I love Agent Provocateur and all those luxury labels, but, you know, we're made in America, New York primarily, and that’s huge to me. But just pricing things right… I think it’s just making a quality product that people want to come back to, having more of a loyal customer base. I think that’s a really hard thing to have in 2014; people are not brand loyal. You can get fast fashion anywhere but it falls apart and that’s not what I’m looking to do. I want something that you can have for a long time. I’m really obsessed with vintage construction. I have a lot of vintage that I use as references and it’s just very inspiring to me. So to be able to look at a garment that was like 100 years old and it’s still intact says everything. That’s like my goal. I don’t want to just throw away.

A CV lingerie set. Photo: Curriculum Vitae

A CV lingerie set. Photo: Curriculum Vitae

Once you went to Paris, you met with Barneys — how was everything received and how did you meet your other accounts?

It was really cold calling.

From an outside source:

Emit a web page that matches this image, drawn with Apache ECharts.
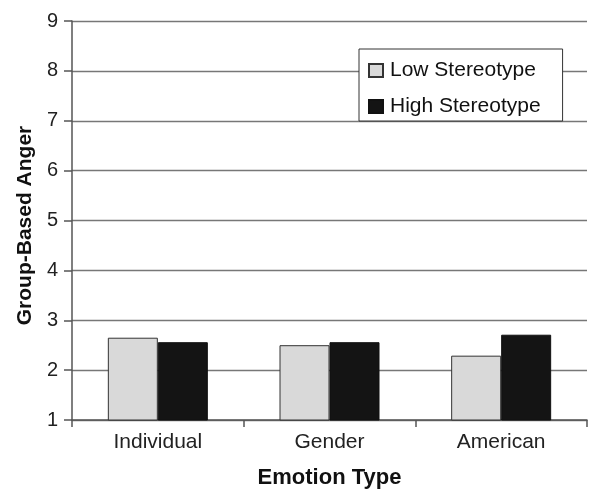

I don’t have a sales team, a friend of a friend was helping me with sales. But we were seriously picking up the phone old-school and emailing and then finding out buyers' contacts. I just made a list of the 10 stores I really wanted to be a part of and I respected the businesses of, and that I felt the brand had synergy with. And then it ended up working out. Now we’ve just signed with a showroom, so I’m really excited, it’s a big leap for the brand.

And all of your production is done here?

Yeah, everything’s done here, it’s really cool to be hands-on with everything and I’m obsessed with quality control. That’s also super-important when you’re a small brand, because, first of all, minimums are huge when you’re overseas. Second of all, you get the product back and then one thing can fuck an entire run up. There’s so many variables to it. So this way, you can always catch it and, you know, maybe you’ve ruined a garment or two. But you can stop it and fix it. I love my factories. I’ve known them since I started my business; people that I have great relationships with that I trust immensely with the business.

Were the pleasure kits always a must-do for your brand or was it an afterthought to the lingerie?

Definitely the lingerie, the whole kind of "essentials" element, was definitely number one, and that’s for sure how the business plan and the model is to this day. But the whole sensual pleasure element is such an important part because it’s hand in hand; I mean, we’re all doing it, let’s be honest. I was always really comfortable with my sexuality, a lot of people I know aren’t… in terms of like being closed off and not wanting to go to Babeland or something. It was always something that I felt like if I could make an experience out of it and an empowering thing — like owning your sexuality — then I’m doing something right. I had different investors during the process be like, “I don’t know, we don’t feel comfortable. Maybe you should just focus on lingerie and maybe it’s taking something away from that.” And I was like, “No, no, no. It’s not.” So I do think you need to stand your ground on certain things. And it’s selling — if it’s not selling then maybe you should rethink it, 

How are the kits different from what you might find in a random sex shop?

Let’s say, everything about those kits is thought out. I'm really into presentation and how something feelings when you’re experiencing it. That’s what’s missing from the entire industry as a whole for the most part. No one’s thinking about the box and just that moment — you have to put yourself in that situation, like you’re going to like rip open a kit, you don’t want to be ripping up plastic and then thinking, "How do I figure this out?"  It’s a whole drawn out thing, it’s the most unsexy thing you could ever experience. So I try to really think this through and make it so it’s really foolproof and it just makes you have an amazing time.

CV's signature "Surrender" kit. Photo: Curriculum Vitae

CV's signature "Surrender" kit. Photo: Curriculum Vitae

Many of your pieces look like they can double as day-to-day clothing as well as lingerie — do you plan on branching out into ready-to-wear?

No, I think it’s important to do something really well first and not try to please everyone. Is that to say that that’s forever? No, but I want to be known for this first and really have people trust me with the things that they’re putting closest to their skin — that’s really exciting. And then once that happens then we can move on to do other fun things.

Are there any pieces of advice that you've received that really have stuck with you this whole journey?

I would say you really have to have such thick skin and you really have to love it more than anything in the entire world. There are days that are really incredible and so fulfilling. And you know, and you can get caught on the highs and the lows, you really have to try to stay pretty neutral. You might get excited, but you just have to be pretty level-headed about the whole thing and decide if this something you really want to commit to, because once you start it’s important to see your journey through. So a lot of people say they want to start that, but don’t have the stamina to do so.

This interview has been edited and condensed.